Saturday, December 20, 2008

Christmas Greetings from the Mojave Desert!

Not an unknown sight, but rare enough that I have only seen it a few times despite living my early life near by: snow in the western Mojave. Caught the picture going 65 mph on the way to Arizona for some Christmas visits. The desert between Mojave and Barstow is composed of granite and metamorphic bedrock, with occasional exposures of volcanic rock, but mostly the landscape is gentle hills and wide alluvium-filled valleys. And pretty when the snow falls.

The unusual looking plant is a Joshua tree, so named because the early Mormon settlers in the region recalled Joshua holding his arms towards the heavens. It is a member of the lily family. I have run across recent studies that suggest that the range of the tree is declining because the seeds were once dispersed in part by ground sloths, which went extinct in this region at the end of the ice ages.


Silver Fox said...

Nice, and unusual, photo of the Mojave - I've never seen it with snow!

Andrew Alden, Oakland Geology blog said...

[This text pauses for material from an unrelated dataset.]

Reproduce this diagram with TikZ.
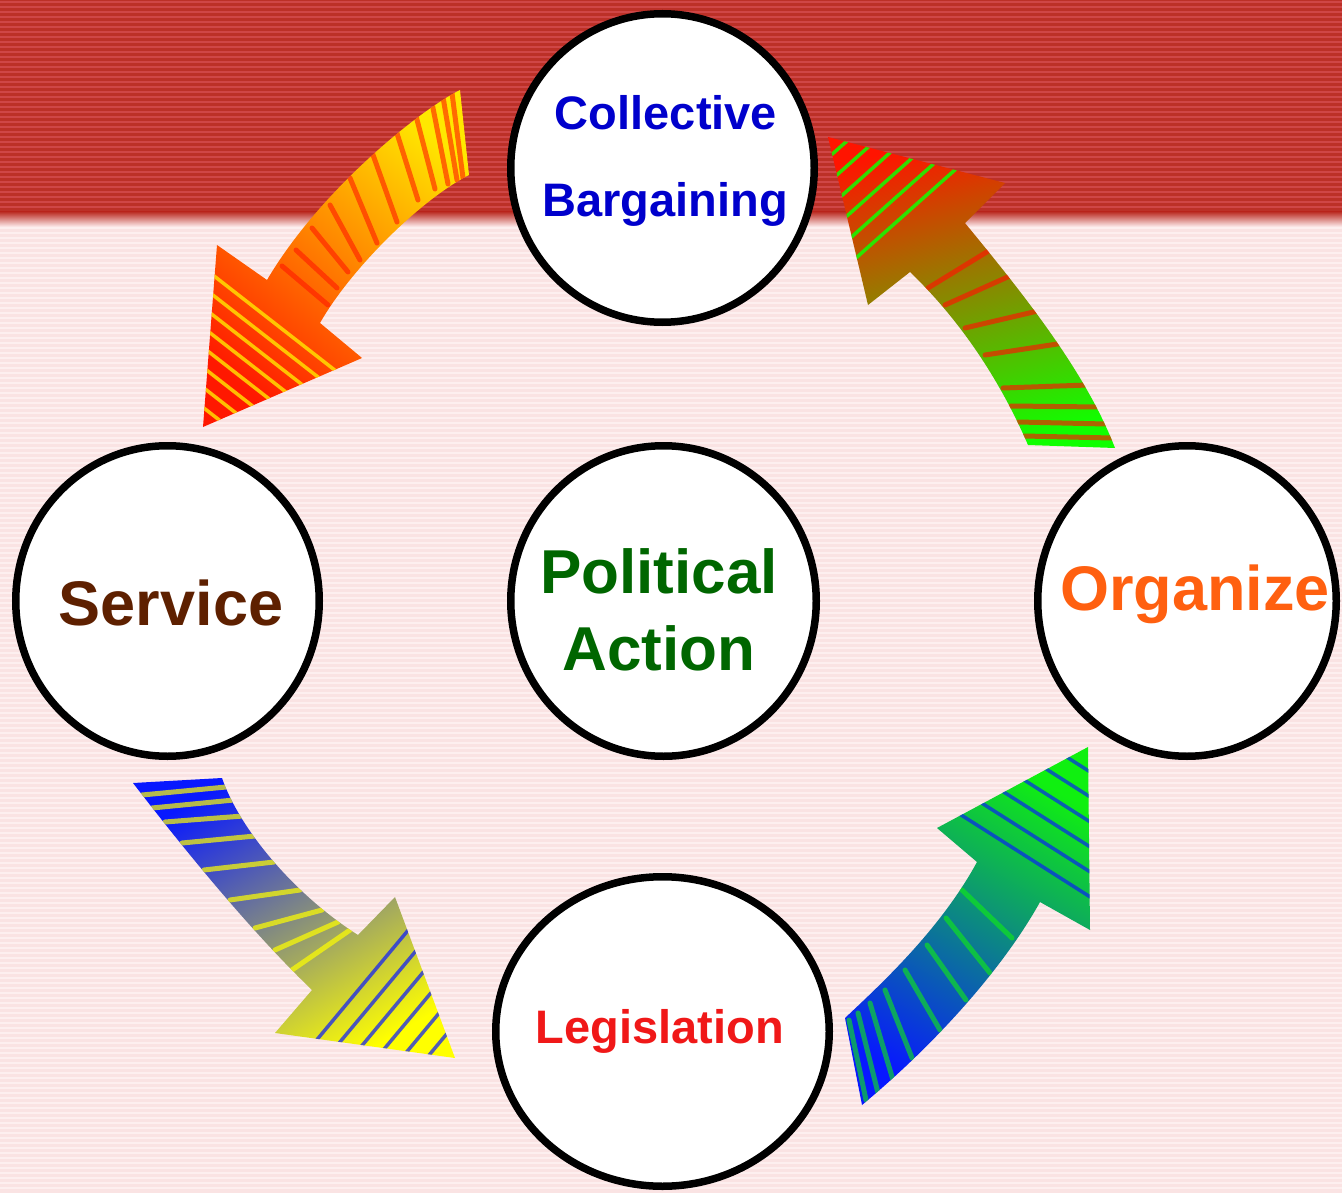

A minor point, but one I confirmed by reading the book of Joshua: Joshua had his arms raised because he was lifting javelins into the air as God had commanded him to do for the seige of the city of Ai. When his army had taken the city, they tore it down, laid the king of Ai's dead ass there by the side of the road and covered it with a big heap of stones. I've always felt that the stones of Joshua Tree National Park also helped inspire the tree's name.